Others comment that most primitive societies have coming of age rituals for young men and that even historically one sees disorderly gangs occurring in situations where such does not exist/satisfy.
My own take on it is that one needn't appeal to hormones but merely the mechanics of birth and reproduction.
I think this is an issue that women, especially feminists, should participate in wholeheartedly and generously, for all kinds of reasons. My most pressing reason is that I have boy children, and I care deeply about their presents and futures. The weeks of school shooting and threats that we've been through have caused me a lot of anxiety. Sometimes I wonder how I will cope with the teenage years, but since I have a couple of really good single mother models who have raised wonderful pro-feminist young men, I think I'll be OK - as long as I keep paying attention.
But I only vaguely understand what you're referring to with regard to the mechanics of birth and reproduction. Is this another way of saying "men have womb envy"? Or: "women are involved in life-giving activities and men take care of the activities of death" - ?
If it is, that really doesn't do it for me. You don't need to be sans utérus to feel existential despair or self-worthlessness. Women, even ones who've had children, can feel it too, and can be every bit as destructive about it - though it might play out in subtler ways.
Just as an example, I caught an article about cosmetic surgery in the NYTimes yesterday, and the last few paragraphs carried a pretty good explanation as to why a woman would submit her body to all kinds of unnecessary and damaging surgeries.
At its most extreme, this craze for plastic surgery is more than a display of culturally conditioned self-hatred. It is, rather, a current manifestation of female masochism — a sister compulsion to anorexia, bulimia, cutting and excessive tattooing and piercing. Here ritual, aesthetics, theatrics and exhibitionism are ceremonious enactments of self-annihilation in the hope of transcendence (if you’re a romantic) or escape (if you’re a realist). These are death and resurrection exercises. Self-loathing, on the other hand, keeps you firmly in the eternal hell of the here and now.
*snip*
Asked if she ever considered a career, Mrs. X, the film-colony wife, replies: “No, because I was never going to be that good at anything. Or at least I was never going to be so good at anything that I would have made a difference.” The disguise of a woman who has sewn, injected and scraped her surface into a masked carapace is only a distraction from her profound, perhaps unconscious sadness. Here the pathos in the Bride of Frankenstein’s agonized cinematic scream finds a brand-new face.
LinkI apologize to have brought this around to women's experience even in this forum, but my intent is to show that we have more in common than what divides us.
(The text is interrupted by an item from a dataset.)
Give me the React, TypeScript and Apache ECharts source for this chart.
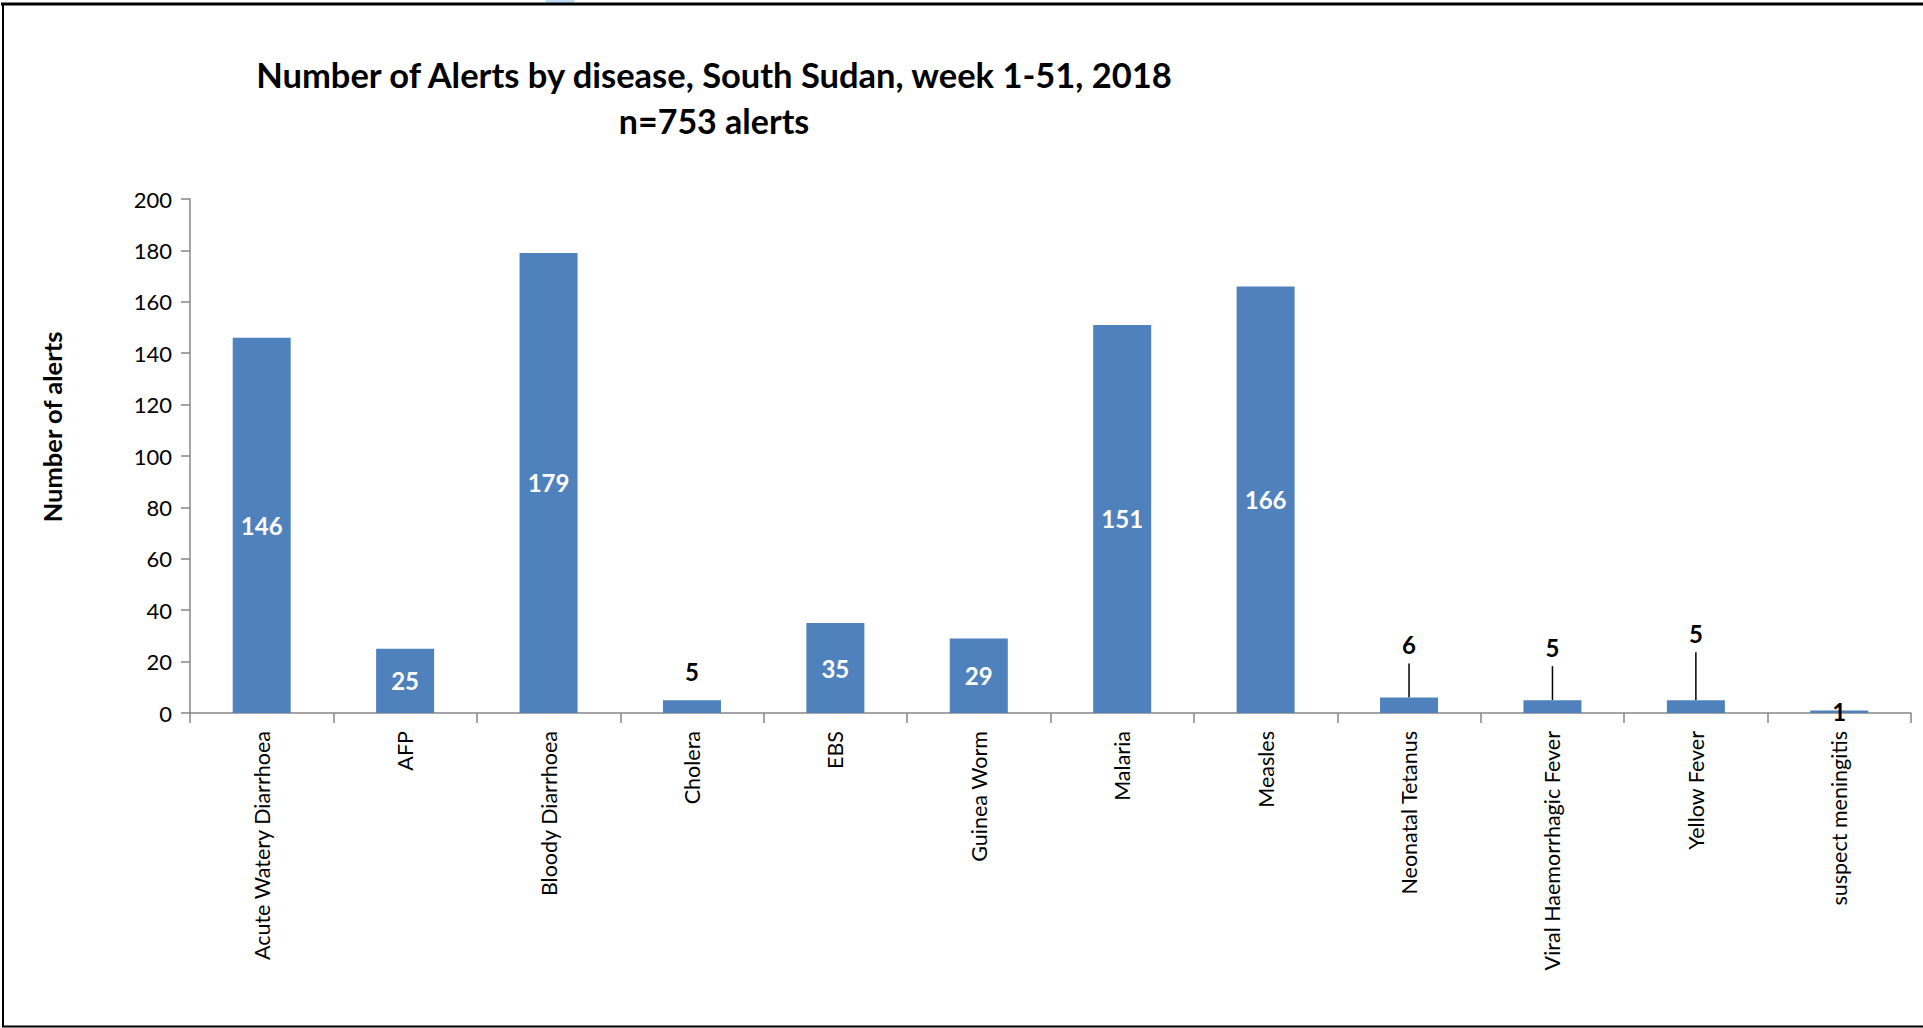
import React, { useEffect, useRef } from "react";
import * as echarts from "echarts";

const categories = [
  "Acute Watery Diarrhoea",
  "AFP",
  "Bloody Diarrhoea",
  "Cholera",
  "EBS",
  "Guinea Worm",
  "Malaria",
  "Measles",
  "Neonatal Tetanus",
  "Viral Haemorrhagic Fever",
  "Yellow Fever",
  "suspect meningitis",
];
const alerts = [146, 25, 179, 5, 35, 29, 151, 166, 6, 5, 5, 1];
// vertical offset of the dragged labels (with leader lines) in the original
const labelLift = [0, 0, 0, 0, 0, 0, 0, 0, -30, -30, -44, 0];
const yTicks = { min: 0, max: 200, interval: 20 };
const titleLines = ["Number of Alerts by disease, South Sudan, week 1-51, 2018", "n=753 alerts"];
const yAxisTitle = "Number of alerts";

const FONT = "Lato";
const BAR = "#4F81BD";
const AXIS = "#868686";

export default function App() {
  const ref = useRef<HTMLDivElement>(null);
  useEffect(() => {
    const chart = echarts.init(ref.current!, null, { renderer: "svg" });
    const data = alerts.map((v, i) => {
      if (v < 3) {
        return { value: v, label: { position: "inside", color: "#000" } };
      }
      if (v < 10) {
        const lifted = labelLift[i] !== 0;
        return {
          value: v,
          label: lifted
            ? {
                position: "top",
                color: "#000",
                distance: 4,
                padding: [0, 0, 7, 0],
                backgroundColor: "rgba(255,255,255,0)",
              }
            : { position: "top", color: "#000", distance: 17 },
          labelLine: { show: lifted, lineStyle: { color: "#000", width: 1.5 } },
        };
      }
      return { value: v, label: { position: "inside", color: "#fff" } };
    });
    chart.setOption({
      animation: false,
      backgroundColor: "#fff",
      textStyle: { fontFamily: FONT },
      grid: { left: 190, right: 12, top: 199, bottom: 315, containLabel: false },
      xAxis: {
        type: "category",
        data: categories,
        axisLine: { show: true, lineStyle: { color: AXIS, width: 1.5 } },
        axisTick: { show: true, length: 10, lineStyle: { color: AXIS, width: 1.5 } },
        axisLabel: { rotate: 90, margin: 18, fontSize: 21.5, color: "#000", fontFamily: FONT, interval: 0 },
      },
      yAxis: {
        type: "value",
        min: yTicks.min,
        max: yTicks.max,
        interval: yTicks.interval,
        splitLine: { show: false },
        axisLine: { show: true, lineStyle: { color: AXIS, width: 1.5 } },
        axisTick: { show: true, length: 9, lineStyle: { color: AXIS, width: 1.5 } },
        axisLabel: { margin: 18, fontSize: 22, color: "#000", fontFamily: FONT },
      },
      series: [
        {
          type: "bar",
          data,
          barWidth: 58,
          itemStyle: { color: BAR },
          label: { show: true, fontSize: 24, fontWeight: "bold", fontFamily: FONT },
          labelLine: { show: false },
          labelLayout: (p: any) => (labelLift[p.dataIndex] ? { dy: labelLift[p.dataIndex] } : {}),
        },
      ],
      graphic: [
        { type: "ellipse", shape: { cx: 560, cy: 1, rx: 15, ry: 3 }, style: { fill: "#BFDDF7" }, z: 5 },
        { type: "line", shape: { x1: 1, y1: 4, x2: 1923, y2: 4 }, style: { stroke: "#000", lineWidth: 3 }, z: 10 },
        { type: "line", shape: { x1: 3, y1: 3, x2: 3, y2: 1027 }, style: { stroke: "#000", lineWidth: 2 }, z: 10 },
        { type: "line", shape: { x1: 2, y1: 1026.5, x2: 1923, y2: 1026.5 }, style: { stroke: "#000", lineWidth: 2 }, z: 10 },
        {
          type: "text",
          x: 714,
          y: 74,
          style: { text: titleLines[0], font: `bold 34.5px ${FONT}`, fill: "#000", align: "center", verticalAlign: "middle" },
        },
        {
          type: "text",
          x: 714,
          y: 120,
          style: { text: titleLines[1], font: `bold 34px ${FONT}`, fill: "#000", align: "center", verticalAlign: "middle" },
        },
        {
          type: "text",
          x: 52,
          y: 427,
          rotation: Math.PI / 2,
          style: { text: yAxisTitle, font: `bold 25.5px ${FONT}`, fill: "#000", align: "center", verticalAlign: "middle" },
        },
      ],
    });
    return () => chart.dispose();
  }, []);
  return <div ref={ref} style={{ position: "absolute", left: 0, top: 0, width: 1923, height: 1028 }} />;
}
When I see my son going through stuff in school and then trying to work it out in his head, I often think 'oh god, I can totally understand why you feel the way you do, and I can remember feeling just as frustrated and powerless." I get to see some different dynamics (or maybe the same dynamics from a different perspective) because he is a boy, but the feelings and motivations are essentially the same ones I felt at his age.